The role of a strategic health advisor
I often get asked that question:
“So… what do you actually do?”
To be fair, “Strategic Health Advisor” sounds like I might spend my days in a high-tech bunker planning the nation’s five-year strategy for sticking plasters. The truth is my work is a mix of harm reduction, medical logistics, crowd dynamics, weather-watching, and occasionally reminding people that duct tape is not an acceptable substitute for proper medical equipment.
Here’s my one-minute elevator pitch:
I advise and support festivals and events on their harm reduction strategy and their onsite medical provision, ensuring best value for money and the highest quality of care.
Sounds neat and tidy. But behind that sentence is a whole lot of thinking, planning, and connecting the right dots before the first ticket is scanned.
Prevention first
Prevention is not just about having a first aid kit ready. It is thinking three steps ahead. Who is coming? What is the ground like wet and dry? Where are the shelters and safe spaces if the weather turns? Do we even have a medical contract and if so what is in it? Are the medical, welfare, and other harm reduction services talking to each other and do we need on-site mental health provision too? How big is the medical tent, where is it located, and how will people flow through it at peak times? What is our relationship like with the local ambulance service and with acute and mental health trusts if we need to escalate? Alongside this, I work closely with promoters, local authorities, police, licensing teams, and community groups to ensure the event meets safety standards and has local support. Every decision from tent size to service agreements builds the foundation for a safe, smooth-running event and it all starts long before the gates open.
Medical matchmaking
No, I am not setting up paramedics on coffee dates. I am making sure the medical provision matches the event’s needs and that means much more than picking the cheapest option. In fact, those who pay less often pay more in the end. Medical cover is not something to throw out to competitive tender and hope for the lowest bid. It is about choosing a provider who is ready for today’s demands and the future legislation on the horizon, including upcoming CQC regulation changes. I look for providers who can demonstrate they are prepared for these changes now rather than scrambling to catch up later. The right questions include:
Are they CQC registered and if they are what for?
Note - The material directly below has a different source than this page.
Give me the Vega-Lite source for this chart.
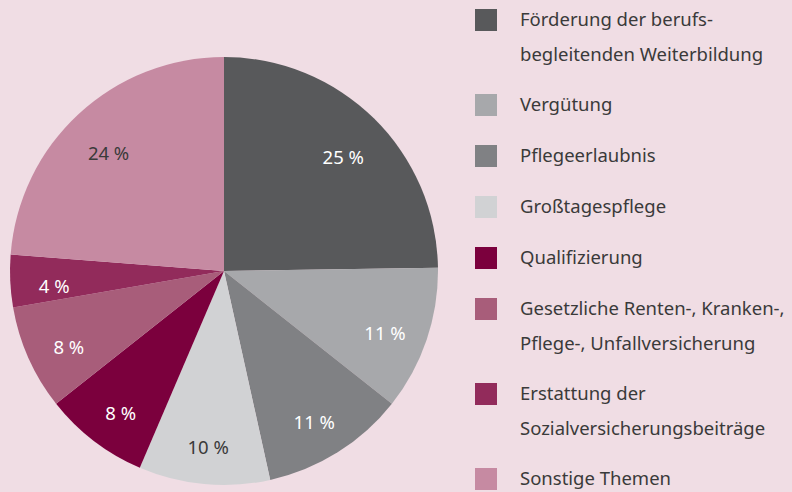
{
  "$schema": "https://vega.github.io/schema/vega-lite/v6.json",
  "width": 448,
  "height": 442,
  "autosize": {"type": "none"},
  "padding": {"left": 0, "top": 50, "right": 344, "bottom": 0},
  "background": "#f0dde4",
  "config": {"view": {"stroke": null}, "font": "Noto Sans"},
  "data": {
    "values": [
      {"k": "Förderung der berufs-|begleitenden Weiterbildung", "v": 25, "o": 1, "p": "25 %"},
      {"k": "Vergütung", "v": 11, "o": 2, "p": "11 %"},
      {"k": "Pflegeerlaubnis", "v": 11, "o": 3, "p": "11 %"},
      {"k": "Großtagespflege", "v": 10, "o": 4, "p": "10 %"},
      {"k": "Qualifizierung", "v": 8, "o": 5, "p": "8 %"},
      {"k": "Gesetzliche Renten-, Kranken-,|Pflege-, Unfallversicherung", "v": 8, "o": 6, "p": "8 %"},
      {"k": "Erstattung der|Sozialversicherungsbeiträge", "v": 4, "o": 7, "p": "4 %"},
      {"k": "Sonstige Themen", "v": 24, "o": 8, "p": "24 %"}
    ]
  },
  "encoding": {
    "theta": {"field": "v", "type": "quantitative", "stack": true},
    "order": {"field": "o", "type": "quantitative"}
  },
  "layer": [
    {
      "mark": {"type": "arc", "outerRadius": 214},
      "encoding": {
        "color": {
          "field": "k",
          "type": "nominal",
          "scale": {
            "domain": [
              "Förderung der berufs-|begleitenden Weiterbildung",
              "Vergütung",
              "Pflegeerlaubnis",
              "Großtagespflege",
              "Qualifizierung",
              "Gesetzliche Renten-, Kranken-,|Pflege-, Unfallversicherung",
              "Erstattung der|Sozialversicherungsbeiträge",
              "Sonstige Themen"
            ],
            "range": ["#58595b", "#a7a8ab", "#808184", "#d1d2d4", "#7b003d", "#a85d7a", "#922b5b", "#c68aa2"]
          },
          "legend": {
            "orient": "none",
            "legendX": 475,
            "legendY": -41,
            "title": null,
            "symbolType": "square",
            "symbolSize": 484,
            "symbolStrokeWidth": 0,
            "symbolOpacity": 1,
            "labelFontSize": 18.5,
            "labelColor": "#3a3a3a",
            "labelLimit": 400,
            "rowPadding": 29,
            "labelOffset": 23,
            "labelExpr": "split(datum.label, '|')",
            "padding": 0,
            "encode": {"labels": {"update": {"lineHeight": {"value": 35}}}}
          }
        }
      }
    },
    {
      "mark": {"type": "text", "radius": 170, "fontSize": 18.5, "dy": 8},
      "encoding": {
        "text": {"field": "p", "type": "nominal"},
        "color": {
          "condition": {"test": "datum.o == 4 || datum.o == 8", "value": "#3a3a3a"},
          "value": "#ffffff"
        }
      }
    }
  ]
}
Is their insurance robust?
Have they delivered services at the level your event requires before?
Do they have the capacity to transfer patients off-site safely if needed?
Is their equipment up to date, well maintained, and suited to a festival environment rather than just the cheapest to hire?
Are their staff appropriately trained and experienced in working in a field hospital setting?
None of these things are cheap but your festival’s success and reputation could depend on them.
Value without compromise
Every pound spent on medical provision is an investment in the safety, reputation, and smooth running of your event. My role is to make sure that investment works hard. That means ensuring resources are allocated where they will have the greatest impact, from the right mix of staff and skills to equipment that is reliable in a muddy field at two in the morning. It is about understanding which elements are non-negotiable, where efficiencies can be made without cutting quality, and how to future-proof against rising demands and regulatory changes. The goal is an event that is safe, compliant, and ready for whatever the weekend throws at it without breaking the bank or the plan.
On-site oversight
Once the gates open, my job is to make sure the plan works where it matters: on the ground. That means walking the site, talking to the teams, and asking the right questions. What is working well? Do they have everything they need? Have they met the other providers and do they know how to work together? Are we prepared to deal with the biggest risks on site such as illegal drugs or excessive alcohol use? Do they have escalation plans in place and have these been tested with Event Control? There is a difference between regular updates and a rapid escalation when something serious happens. Are the staff happy, supported, and able to deliver the care they are trained for? We also ask what they would change for next year and give them space to showcase the incredible work they do. Oversight is not just about spotting problems. It is about enabling great care to shine.
Post-event learning
When the music stops, we debrief. What went well? What could be better? What needs to change before next year? The best events use these conversations to grow stronger every season because lessons unlearned have a habit of coming back louder the second time.
Why it matters
Because when you are running an event or festival, the last thing you want is a medical emergency you are not prepared for. Good planning does not just protect people. It protects the reputation and finances of the event. And while I cannot stop people from making questionable choices, like wearing flip-flops to a three-day mud festival, I can make sure there is a plan for keeping them safe.
So, next time someone asks what I do, I will smile and say:
“I make sure your good time does not turn into a bad day.”